Driver and Operator Modeling

The influence of the driver and/or operator of vehicle or equipment is significant with respect to operational durability, energy, resource efficiency and safety. This applies especially to the commercial vehicle segment: The skills and experience of the operator and the associated work steps and strategies significantly influence the equipment behavior.

It is imperative in a simulation based analysis and optimization of an integrated system to map these influences with the appropriate precision and quality.

Such driver and operator models are being developed and implemented at ITWM. The fundamental objective of driver modeling is to use the representation (mathematical description) of vehicle control by a human in an integrated vehicle simulation. Classic concepts (e.g., two-level model) are used and applied as well as the new methods and approaches now being developed and implemented. Methodically, classic control systems are used, but so are modern methods from the area of optimal control and predictive model control: this is precisely the focus of our research and scientific activities.

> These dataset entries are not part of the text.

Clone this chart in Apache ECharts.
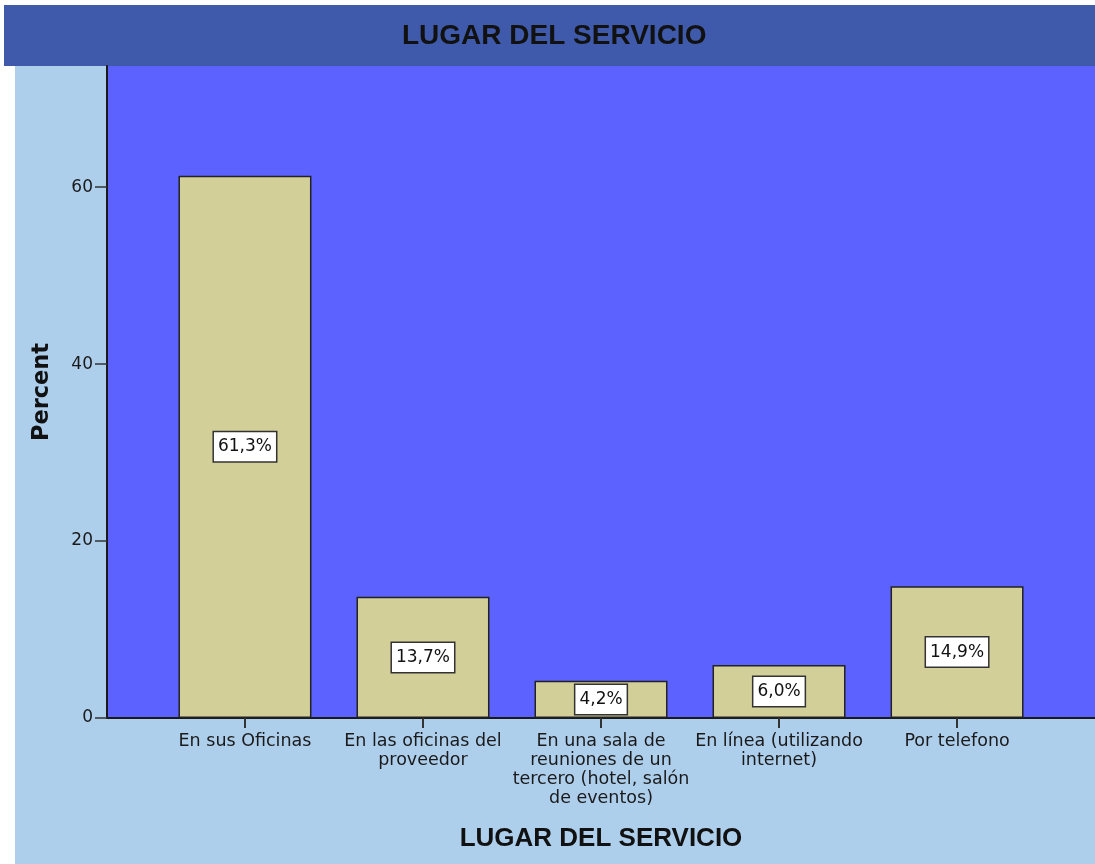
<!DOCTYPE html>
<html>
<head>
<meta charset="utf-8">
<title>LUGAR DEL SERVICIO</title>
<script src="https://cdn.jsdelivr.net/npm/echarts@6/dist/echarts.min.js"></script>
<style>
  html, body { margin: 0; padding: 0; background: #fff; }
  #chart { width: 1095px; height: 864px; }
</style>
</head>
<body>
<div id="chart"></div>
<script>
// categories and percentages
const categories = [
  'En sus Oficinas',
  'En las oficinas del\nproveedor',
  'En una sala de\nreuniones de un\ntercero (hotel, salón\nde eventos)',
  'En línea (utilizando\ninternet)',
  'Por telefono'
];
const percents = [61.3, 13.7, 4.2, 6.0, 14.9];
const yTicks = [0, 20, 40, 60];
const catPositions = categories.map((c, i) => i);

const chart = echarts.init(document.getElementById('chart'));

const labelFont = 'DejaVu Sans, Verdana, sans-serif';
const titleFont = 'Liberation Sans, Arial, sans-serif';

const option = {
  animation: false,
  backgroundColor: '#ffffff',
  title: {
    text: 'LUGAR DEL SERVICIO',
    left: 402,
    top: 22,
    padding: 0,
    textStyle: { fontFamily: titleFont, fontWeight: 'bold', fontSize: 28, color: '#111' }
  },
  graphic: [
    { type: 'rect', z: -10, shape: { x: 4, y: 5, width: 1091, height: 61 }, style: { fill: '#3f5aab' } },
    { type: 'rect', z: -10, shape: { x: 15, y: 66, width: 1080, height: 798 }, style: { fill: '#aecfec' } }
  ],
  grid: {
    left: 107, right: 0, top: 66, bottom: 146,
    show: true, backgroundColor: '#5c62ff', borderWidth: 0
  },
  xAxis: {
    type: 'value',
    min: -0.775,
    max: 4.775,
    splitLine: { show: false },
    axisLine: { show: true, onZero: false, lineStyle: { color: '#1a1a1a', width: 2 } },
    axisTick: { show: true, customValues: catPositions, length: 10, lineStyle: { color: '#333', width: 2 } },
    axisLabel: {
      customValues: catPositions,
      formatter: v => categories[Math.round(v)],
      fontFamily: labelFont, fontSize: 17.5, lineHeight: 19, color: '#1a1a1a', margin: 14
    },
    name: 'LUGAR DEL SERVICIO',
    nameLocation: 'middle',
    nameGap: 108,
    nameTextStyle: { fontFamily: titleFont, fontWeight: 'bold', fontSize: 26, color: '#111' }
  },
  yAxis: {
    type: 'value',
    min: 0,
    max: 73.7,
    splitLine: { show: false },
    axisLine: { show: true, onZero: false, lineStyle: { color: '#1a1a1a', width: 2 } },
    axisTick: { show: true, customValues: yTicks, length: 12, lineStyle: { color: '#333', width: 1.5 } },
    axisLabel: { customValues: yTicks, fontFamily: labelFont, fontSize: 17, color: '#1a1a1a', margin: 14 },
    name: 'Percent',
    nameLocation: 'middle',
    nameGap: 53,
    nameRotate: 90,
    nameTextStyle: { fontFamily: labelFont, fontWeight: 'bold', fontSize: 22.5, color: '#111' }
  },
  series: [{
    type: 'bar',
    barWidth: 133,
    data: percents.map((p, i) => [i, p]),
    itemStyle: { color: '#d3cf99', borderColor: '#222', borderWidth: 1.5 },
    label: {
      show: true,
      position: 'inside',
      formatter: p => p.value[1].toFixed(1).replace('.', ',') + '%',
      fontFamily: labelFont,
      fontSize: 17,
      color: '#111',
      backgroundColor: '#ffffff',
      borderColor: '#333',
      borderWidth: 1.5,
      padding: [7, 4, 5, 4]
    }
  }]
};

chart.setOption(option);
</script>
</body>
</html>
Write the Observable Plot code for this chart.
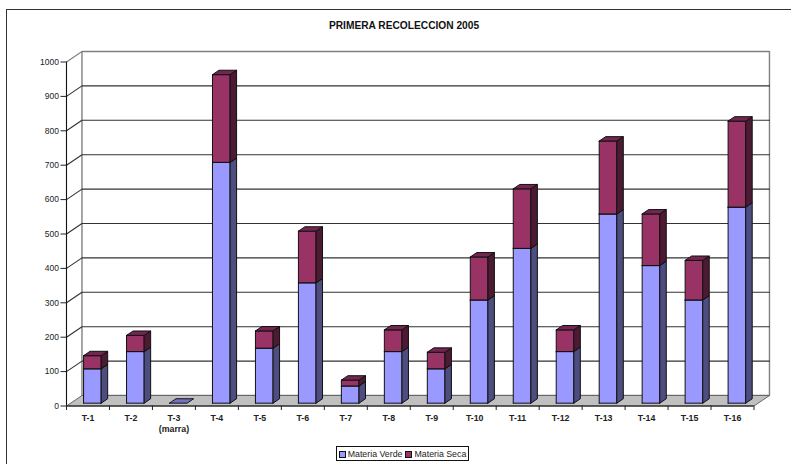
<!DOCTYPE html>
<html lang="es">
<head>
<meta charset="utf-8">
<title>Primera recolección 2005</title>
<script src="https://cdn.jsdelivr.net/npm/d3@7"></script>
<script src="https://cdn.jsdelivr.net/npm/@observablehq/plot@0.6"></script>
<style>
  html, body { margin: 0; background: #fff; }
  #chart { position: relative; width: 791px; height: 464px; overflow: hidden;
           font-family: "Liberation Sans", Arial, sans-serif; }
  #chart svg { display: block; position: absolute; left: 0; top: 0; background: transparent; }
  #frame { position: absolute; left: 6px; top: 9px; right: -4px; bottom: -4px; border: 1.5px solid #333; }
  #legend { position: absolute; left: 336px; top: 446px; width: 133px; height: 15px; box-sizing: border-box;
            border: 1px solid #111; background: #fff; display: flex; align-items: center; justify-content: center;
            gap: 3px; font-size: 8.8px; color: #222; white-space: nowrap; }
  #legend i { display: inline-block; width: 5px; height: 5px; border: 1px solid #111; margin-right: 2px;
              vertical-align: -1px; }
</style>
</head>
<body>
<div id="chart"><div id="frame"></div></div>
<script>
// Harvest figures per treatment
const categories = ["T-1", "T-2", "T-3\n(marra)", "T-4", "T-5", "T-6", "T-7", "T-8", "T-9", "T-10", "T-11", "T-12", "T-13", "T-14", "T-15", "T-16"];
const materiaVerde = [100, 150, 0, 700, 160, 350, 50, 150, 100, 300, 450, 150, 550, 400, 300, 570];
const materiaSeca = [38, 47, 0, 255, 50, 150, 17, 63, 48, 125, 173, 63, 212, 150, 115, 250];
const yTicks = [0, 100, 200, 300, 400, 500, 600, 700, 800, 900, 1000];

const titleText = "PRIMERA RECOLECCION 2005";
const seriesNames = ["Materia Verde", "Materia Seca"];
const blue = {front: "#9999ff", side: "#4d4d80", top: "#7272c0"};
const plum = {front: "#993366", side: "#4d1a33", top: "#732650"};

// Oblique projection: depth d in [0, 1] runs from the front edge to the back wall
const slantX = 0.36;    // category units at full depth
const slantY = 30.5;    // value units at full depth
const at = (c, v, d) => ({x: c + slantX * d, y: v + slantY * d});

const barLeft = 0.30, barRight = 0.71;  // within a category slot
const depthFront = 0.27, depthBack = 0.69;

const polygon = (id, fill, points) => [...points, points[0]].map((p) => ({...p, id, fill}));

// Front, side and top faces of one stacked segment
function block(i, v0, v1, colors) {
  const l = i + barLeft, r = i + barRight, id = `${i}-${v0}`;
  return [
    ...polygon(id + "f", colors.front, [at(l, v0, depthFront), at(r, v0, depthFront), at(r, v1, depthFront), at(l, v1, depthFront)]),
    ...polygon(id + "s", colors.side, [at(r, v0, depthFront), at(r, v0, depthBack), at(r, v1, depthBack), at(r, v1, depthFront)]),
    ...polygon(id + "t", colors.top, [at(l, v1, depthFront), at(r, v1, depthFront), at(r, v1, depthBack), at(l, v1, depthBack)])
  ];
}

const faces = categories.flatMap((_, i) => {
  const verde = materiaVerde[i], total = verde + materiaSeca[i];
  if (total === 0) {
    return polygon(`${i}-flat`, blue.top, [at(i + barLeft, 0, depthFront), at(i + barRight, 0, depthFront), at(i + barRight, 0, depthBack), at(i + barLeft, 0, depthBack)]);
  }
  return [...block(i, 0, verde, blue), ...block(i, verde, total, plum)];
});

const n = categories.length;
const floor = polygon("floor", "#c0c0c0", [at(0, 0, 0), at(n, 0, 0), at(n, 0, 1), at(0, 0, 1)]);
const backWall = polygon("wall", "none", [at(0, 0, 1), at(n, 0, 1), at(n, 1000, 1), at(0, 1000, 1)]);

// Each grid line runs up the left wall, then along the back wall
const grid = yTicks.filter((v) => v > 0 && v < 1000).flatMap((v) =>
  [at(0, v, 0), at(0, v, 1), at(n, v, 1)].map((p) => ({...p, id: v}))
);
const topSlant = [at(0, 1000, 0), at(0, 1000, 1)];

const chart = Plot.plot({
  width: 791,
  height: 464,
  marginLeft: 66,
  marginRight: 37.5,
  marginTop: 61.5,
  marginBottom: 58.5,
  x: {type: "linear", domain: [0, n]},
  y: {type: "linear", domain: [0, 1000]},
  color: {type: "identity"},
  style: {fontFamily: '"Liberation Sans", Arial, sans-serif', background: "transparent"},
  marks: [
    Plot.line(backWall, {x: "x", y: "y", stroke: "#808080", strokeWidth: 1.4, strokeLinejoin: "miter"}),
    Plot.line(grid, {x: "x", y: "y", z: "id", stroke: "#333", strokeWidth: 1.1, strokeLinejoin: "miter"}),
    Plot.line(topSlant, {x: "x", y: "y", stroke: "#808080", strokeWidth: 1.1}),
    Plot.line(floor, {x: "x", y: "y", z: "id", fill: "fill", stroke: "#666", strokeWidth: 1, strokeLinejoin: "miter"}),
    Plot.line(faces, {x: "x", y: "y", z: "id", fill: "fill", stroke: "#111", strokeWidth: 1, strokeLinejoin: "miter"}),
    Plot.ruleX([0], {y1: 0, y2: 1000, stroke: "#111", strokeWidth: 1.1}),
    Plot.ruleY([0], {x1: 0, x2: n, stroke: "#111", strokeWidth: 1.2}),
    Plot.axisY({ticks: yTicks, tickSize: 5.5, tickPadding: 2, fontSize: 8.5, stroke: "#222", fill: "#222", label: null, tickFormat: (d) => String(d)}),
    Plot.axisX({ticks: d3.range(0, n + 1), tickSize: 4.5, stroke: "#222", tickFormat: () => "", label: null}),
    Plot.axisX({ticks: d3.range(n).map((i) => i + 0.5), tickSize: 0, tickPadding: 7.5, fontSize: 8.8, fontWeight: "bold", fill: "#222",
      lineHeight: 1.25, label: null, tickFormat: (d) => categories[Math.floor(d)]}),
    Plot.text([titleText], {frameAnchor: "top-left", dx: 337.5, dy: -40, textAnchor: "middle", fontSize: 10.2, fontWeight: "bold", fill: "#111"})
  ]
});

const root = document.getElementById("chart");
root.append(chart);

// Series key under the plot
const legend = document.createElement("div");
legend.id = "legend";
[blue, plum].forEach((c, i) => {
  const item = document.createElement("span");
  const swatch = document.createElement("i");
  swatch.style.background = c.front;
  item.append(swatch, seriesNames[i]);
  legend.append(item);
});
root.append(legend);
</script>
</body>
</html>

The broad application spectrum ranges from computation of driver type-dependent speed profiles to full driver models that can be used in full vehicle simulations within commercial MBS software.

Driver-Vehicle-Environment
© Fraunhofer ITWM
The driver-vehicle-environment triangle
Driver and operator modeling
© Fraunhofer ITWM
Driver and operator modeling

Developing Operator Models for the Commercial Vehicle Segment

Another research priority lies in the development of operator models for the commercial vehicle segment, primarily, for agricultural and construction equipment. There is, of course, a great variety of equipment and diversity of purpose in this segment. As mentioned earlier, the influence of the operator is especially significant for such equipment. We develop special context related descriptive operator models that map individual work tasks (e.g. earth mover fill the truck with material from point A) depending on operator type and useful for the full system simulation.

An outstanding tool for the design, development, implementation, and validation of both driver and operator models is our driving simulator RODOS. RODOS permits the driver/operator actions to be observed and analyzed under reproducible limiting conditions, which increases the efficiency of the development process as well as substantially improving the quality of the models.

Assistance System

Another priority activity of ours closely linked with the driver model development lies in the area of development focused on driver/operator assistance systems.

The use of special vehicle models, similar to simulation based prediction, help to determine recommended actions or warnings to be provided to the driver/operator. As mentioned above, optimal control methods and model-specific control approaches are important in addition to the methods of co-simulation in a real time context.

Our driving simulator RODOS serves as the development, validation, and parameterization platform.